COLLECTED MATERIAL:
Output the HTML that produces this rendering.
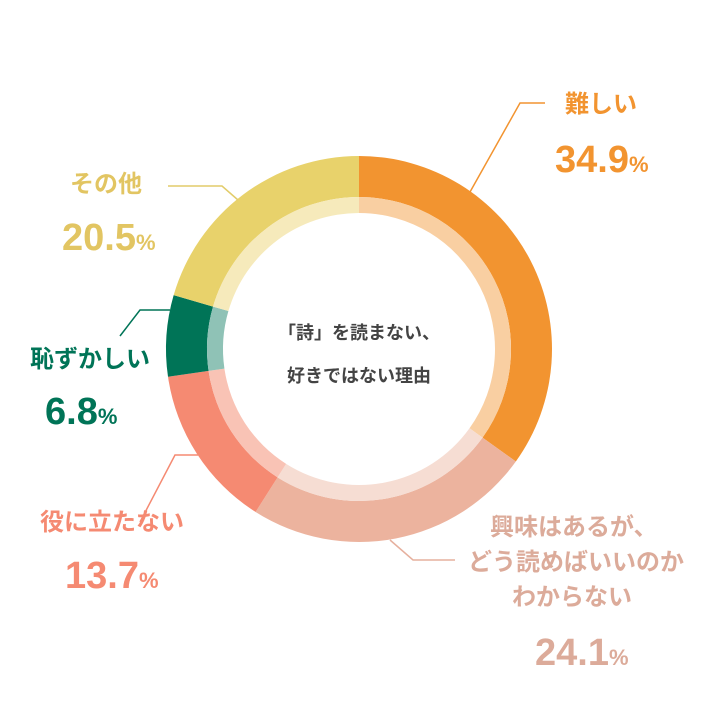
<!DOCTYPE html>
<html><head><meta charset="utf-8"><style>
body{margin:0;width:720px;height:720px;background:#fff;overflow:hidden;font-family:"Liberation Sans","Noto Sans CJK JP",sans-serif}
</style></head><body>
<svg width="720" height="720" xmlns="http://www.w3.org/2000/svg" font-family="Liberation Sans, Noto Sans CJK JP, sans-serif">
<g>
<path d="M359,156 A193,193 0 0 1 515.83,461.48 L482.52,437.59 A152,152 0 0 0 359,197 Z" fill="#f29430"/>
<path d="M359,197 A152,152 0 0 1 482.52,437.59 L469.51,428.26 A136,136 0 0 0 359,213 Z" fill="#f9cfa2"/>
<path d="M515.83,461.48 A193,193 0 0 1 255.59,511.95 L277.56,477.33 A152,152 0 0 0 482.52,437.59 Z" fill="#ecb39e"/>
<path d="M482.52,437.59 A152,152 0 0 1 277.56,477.33 L286.13,463.82 A136,136 0 0 0 469.51,428.26 Z" fill="#f6ddd3"/>
<path d="M255.59,511.95 A193,193 0 0 1 168,376.79 L208.58,370.89 A152,152 0 0 0 277.56,477.33 Z" fill="#f58a72"/>
<path d="M277.56,477.33 A152,152 0 0 1 208.58,370.89 L224.41,368.58 A136,136 0 0 0 286.13,463.82 Z" fill="#f9c3b5"/>
<path d="M168,376.79 A193,193 0 0 1 173.66,295.15 L213.03,306.59 A152,152 0 0 0 208.58,370.89 Z" fill="#007457"/>
<path d="M208.58,370.89 A152,152 0 0 1 213.03,306.59 L228.40,311.06 A136,136 0 0 0 224.41,368.58 Z" fill="#8fc2b6"/>
<path d="M173.66,295.15 A193,193 0 0 1 359,156 L359,197 A152,152 0 0 0 213.03,306.59 Z" fill="#e8d26b"/>
<path d="M213.03,306.59 A152,152 0 0 1 359,197 L359,213 A136,136 0 0 0 228.40,311.06 Z" fill="#f6eabb"/>
</g>
<g fill="none" stroke-width="1.5">
<polyline points="470,192 520,103 545,103" stroke="#f29430"/>
<polyline points="168,186 222,186 238,200" stroke="#e2cc6a"/>
<polyline points="120,336 140,310 170,310" stroke="#007457"/>
<polyline points="140,522 175,455 198,455" stroke="#f58a72"/>
<polyline points="390,540 413,560 455,560" stroke="#e6b09e"/>
</g>
<g font-weight="bold">
<text x="565" y="112" font-size="24" fill="#f29430">難しい</text>
<text x="555" y="172" font-size="38" fill="#f29430">34.9<tspan font-size="22">%</tspan></text>
<text x="70" y="192" font-size="24" fill="#e2c562">その他</text>
<text x="62" y="250" font-size="38" fill="#e2c562">20.5<tspan font-size="22">%</tspan></text>
<text x="30" y="367" font-size="24" fill="#007457">恥ずかしい</text>
<text x="45" y="424" font-size="38" fill="#007457">6.8<tspan font-size="22">%</tspan></text>
<text x="40" y="530" font-size="24" fill="#f58a72">役に立たない</text>
<text x="65" y="588" font-size="38" fill="#f58a72">13.7<tspan font-size="22">%</tspan></text>
<text x="490" y="535" font-size="24" fill="#dcab9a">興味はあるが、</text>
<text x="468" y="570" font-size="24" fill="#dcab9a">どう読めばいいのか</text>
<text x="512" y="605" font-size="24" fill="#dcab9a">わからない</text>
<text x="535" y="665" font-size="38" fill="#dcab9a">24.1<tspan font-size="22">%</tspan></text>
<text x="359" y="339" font-size="18" fill="#444" text-anchor="middle">「詩」を読まない、</text>
<text x="359" y="382" font-size="18" fill="#444" text-anchor="middle">好きではない理由</text>
</g>
</svg>
</body></html>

PROBLEM DESCRIPTION: Would you return the data exactly as written, without the pictures?

CORRECT ANSWER:
Output the HTML that produces this rendering.
<!DOCTYPE html>
<html><head><meta charset="utf-8"><style>
body{margin:0;width:720px;height:720px;background:#fff;overflow:hidden;font-family:"Liberation Sans","Noto Sans CJK JP",sans-serif}
</style></head><body>
<svg width="720" height="720" xmlns="http://www.w3.org/2000/svg" font-family="Liberation Sans, Noto Sans CJK JP, sans-serif">
<g>
<path d="M359,156 A193,193 0 0 1 515.83,461.48 L482.52,437.59 A152,152 0 0 0 359,197 Z" fill="#f29430"/>
<path d="M359,197 A152,152 0 0 1 482.52,437.59 L469.51,428.26 A136,136 0 0 0 359,213 Z" fill="#f9cfa2"/>
<path d="M515.83,461.48 A193,193 0 0 1 255.59,511.95 L277.56,477.33 A152,152 0 0 0 482.52,437.59 Z" fill="#ecb39e"/>
<path d="M482.52,437.59 A152,152 0 0 1 277.56,477.33 L286.13,463.82 A136,136 0 0 0 469.51,428.26 Z" fill="#f6ddd3"/>
<path d="M255.59,511.95 A193,193 0 0 1 168,376.79 L208.58,370.89 A152,152 0 0 0 277.56,477.33 Z" fill="#f58a72"/>
<path d="M277.56,477.33 A152,152 0 0 1 208.58,370.89 L224.41,368.58 A136,136 0 0 0 286.13,463.82 Z" fill="#f9c3b5"/>
<path d="M168,376.79 A193,193 0 0 1 173.66,295.15 L213.03,306.59 A152,152 0 0 0 208.58,370.89 Z" fill="#007457"/>
<path d="M208.58,370.89 A152,152 0 0 1 213.03,306.59 L228.40,311.06 A136,136 0 0 0 224.41,368.58 Z" fill="#8fc2b6"/>
<path d="M173.66,295.15 A193,193 0 0 1 359,156 L359,197 A152,152 0 0 0 213.03,306.59 Z" fill="#e8d26b"/>
<path d="M213.03,306.59 A152,152 0 0 1 359,197 L359,213 A136,136 0 0 0 228.40,311.06 Z" fill="#f6eabb"/>
</g>
<g fill="none" stroke-width="1.5">
<polyline points="470,192 520,103 545,103" stroke="#f29430"/>
<polyline points="168,186 222,186 238,200" stroke="#e2cc6a"/>
<polyline points="120,336 140,310 170,310" stroke="#007457"/>
<polyline points="140,522 175,455 198,455" stroke="#f58a72"/>
<polyline points="390,540 413,560 455,560" stroke="#e6b09e"/>
</g>
<g font-weight="bold">
<text x="565" y="112" font-size="24" fill="#f29430">難しい</text>
<text x="555" y="172" font-size="38" fill="#f29430">34.9<tspan font-size="22">%</tspan></text>
<text x="70" y="192" font-size="24" fill="#e2c562">その他</text>
<text x="62" y="250" font-size="38" fill="#e2c562">20.5<tspan font-size="22">%</tspan></text>
<text x="30" y="367" font-size="24" fill="#007457">恥ずかしい</text>
<text x="45" y="424" font-size="38" fill="#007457">6.8<tspan font-size="22">%</tspan></text>
<text x="40" y="530" font-size="24" fill="#f58a72">役に立たない</text>
<text x="65" y="588" font-size="38" fill="#f58a72">13.7<tspan font-size="22">%</tspan></text>
<text x="490" y="535" font-size="24" fill="#dcab9a">興味はあるが、</text>
<text x="468" y="570" font-size="24" fill="#dcab9a">どう読めばいいのか</text>
<text x="512" y="605" font-size="24" fill="#dcab9a">わからない</text>
<text x="535" y="665" font-size="38" fill="#dcab9a">24.1<tspan font-size="22">%</tspan></text>
<text x="359" y="339" font-size="18" fill="#444" text-anchor="middle">「詩」を読まない、</text>
<text x="359" y="382" font-size="18" fill="#444" text-anchor="middle">好きではない理由</text>
</g>
</svg>
</body></html>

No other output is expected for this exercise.